Domenica 10 novembre per il Rito ambrosiano è già la festività di Cristo Re dell’universo. Nella contemplazione della potestà regale di Gesù Cristo sul creato culmina l’anno liturgico, che ha visto il dipanarsi dei misteri dell’incarnazione, della morte e della resurrezione di questo Re, al quale si chiede “vinci in noi la tirannia del peccato” (seconda orazione delle Lodi).
In questo contesto, val la pena di tornare su alcune delle parole pronunciate dall’arcivescovo card. Angelo Scola nell’omelia della solennità di S. Carlo Borromeo (4 novembre). Normalmente, essa è rivolta in particolare ai preti, dato che Carlo Borromeo riformò in profondità il clero ambrosiano.
Sicuramente i moniti rivolti ai sacerdoti sono numerosi e puntuali, con uno specifico soffermarsi sul rapporto con la liturgia. “Carissimi sacerdoti, guardando a San Carlo impegniamoci a verificare i nostri ritmi di preghiera: la preghiera quotidiana, la preghiera settimanale, la preghiera dei tempi liturgici, i momenti di preghiera annuali (esercizi spirituali, pellegrinaggi). Ricordiamoci, in particolare, che la liturgia fa spazio alla creatività, ma non all’arbitrio.
Gli spazi per la creatività sono indicati nelle rubriche: chi prepara e presiede la celebrazione deve interpretarli con umiltà, intelligenza e fedeltà”. Tante volte il clero diocesano passa come quello che “corre” e trova pochissimo spazio per la preghiera personale, ma che ne è del sacerdote senza la preghiera e la disponibilità all’ascolto? Oltre a questo, c’è la preoccupazione causata dagli abusi liturgici. Il card. Scola esige un’applicazione rigorosa delle norme e dei rituali, affinché la liturgia risplenda nella sua sobria oggettività.
L’arcivescovo guarda però all’intera eredità del Santo predecessore, che stimolò la partecipazione dei laici all’apostolato gerarchico tramite le confraternite e gli oratori e più volte richiamò i genitori ad essere i primi educatori dei figli. Il laicato ambrosiano ha nei secoli interiorizzato le prescrizioni di S. Carlo, dando vita ad una civiltà originale, ma la situazione odierna obbliga a non dare per scontate le cose “per tradizione”. “Il “cattolicesimo di popolo”, per certi versi ancora vitale sul nostro territorio, non avrà futuro se non passa dalla “convenzione” alla “convinzione”. Seguendo il criterio della pluriformità nell’unità, capace di valorizzare tutto l’esistente che lo Spirito suscita nella nostra Chiesa ambrosiana, attueremo l’invito di Paolo: «Comportatevi in maniera degna della chiamata che avete ricevuto, con ogni umiltà, dolcezza e magnanimità, sopportandovi a vicenda nell’amore, avendo a cuore di conservare l’unità dello spirito per mezzo del vincolo della pace» (Epistola, Ef 4,1-3)”. Il grande merito del Borromeo fu restituire ai milanesi l’orgoglio di essere “popolo cattolico”. Nel XXI secolo è necessario più che mai ritrovare tutti quell’orgoglio e testimoniarlo come comunità cristiana, nella docilità al Magistero e nell’unità d’azione tra le varie anime del mondo cattolico.
Il card.
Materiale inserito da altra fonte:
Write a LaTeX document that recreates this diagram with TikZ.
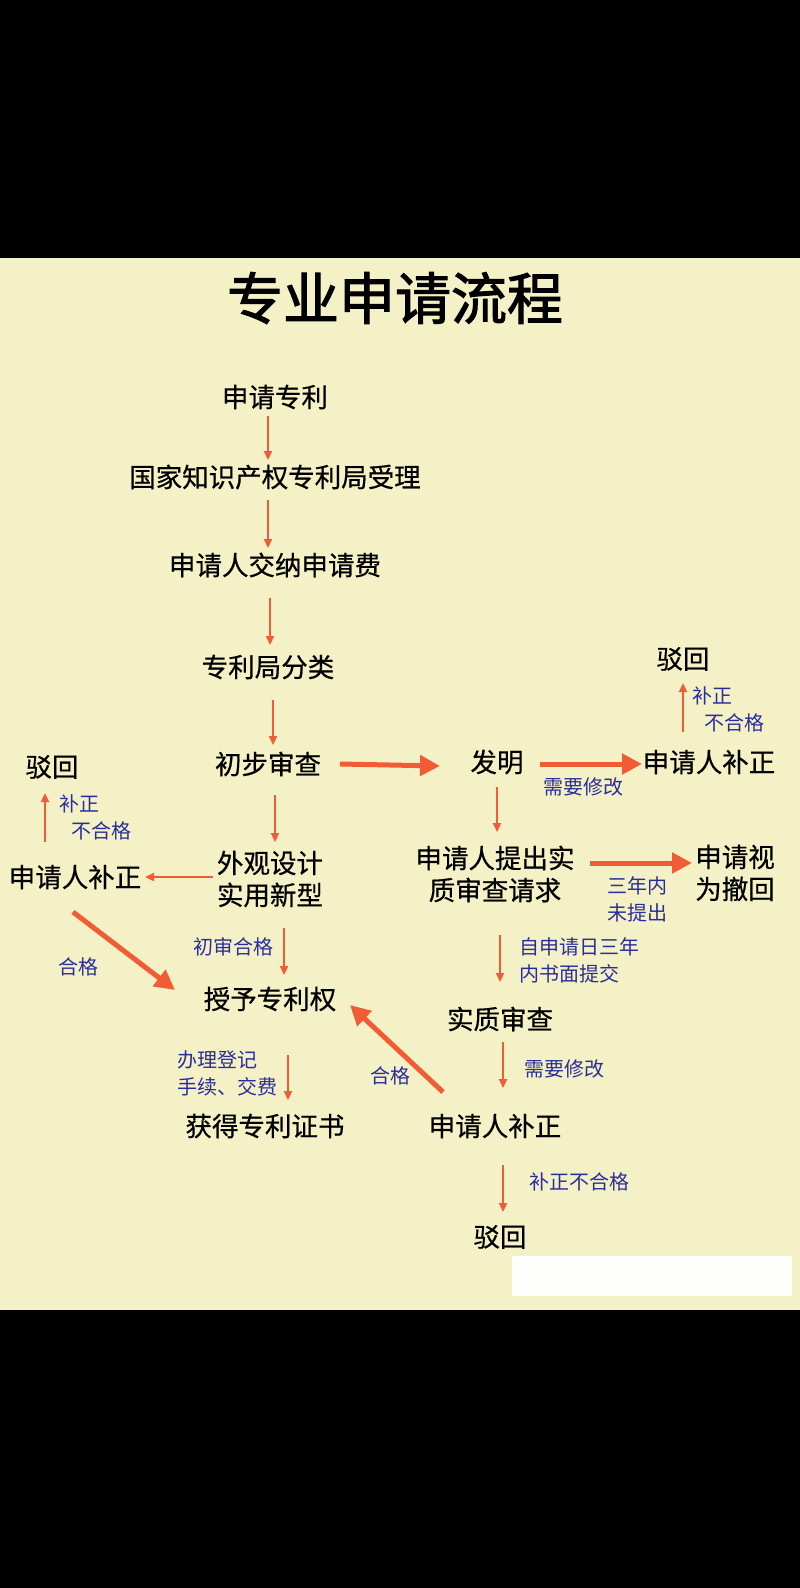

Scola addita l’unione inscindibile tra Fede e vita anche all’inaugurazione dell’anno accademico dell’Università Cattolica di Milano (6 novembre). “Se la vita quotidiana resta fuori dai contenuti e dai metodi della ricerca, la ragione, il per chi e perché siamo qui, non raggiungeremo lo scopo voluto con tenacia dai fondatori, che è stato conservato fino a oggi e che sta a noi oggi portare avanti”. Il ricordo del rettore Giuseppe Lazzati (1909-86) ha il medesimo scopo del commemorare S. Carlo: “Il rinnovamento, nella vita della Chiesa, ha sempre avuto come attori principali i santi. Nel loro quotidiano dialogo con il Signore, che è il vero protagonista della storia della Chiesa e di ogni suo processo di purificazione, i santi diventano co-agonisti”, combattono (agon = battaglia), cioè, in unione con Cristo, diventando “preziosi edificatori di una civiltà dal volto umano”.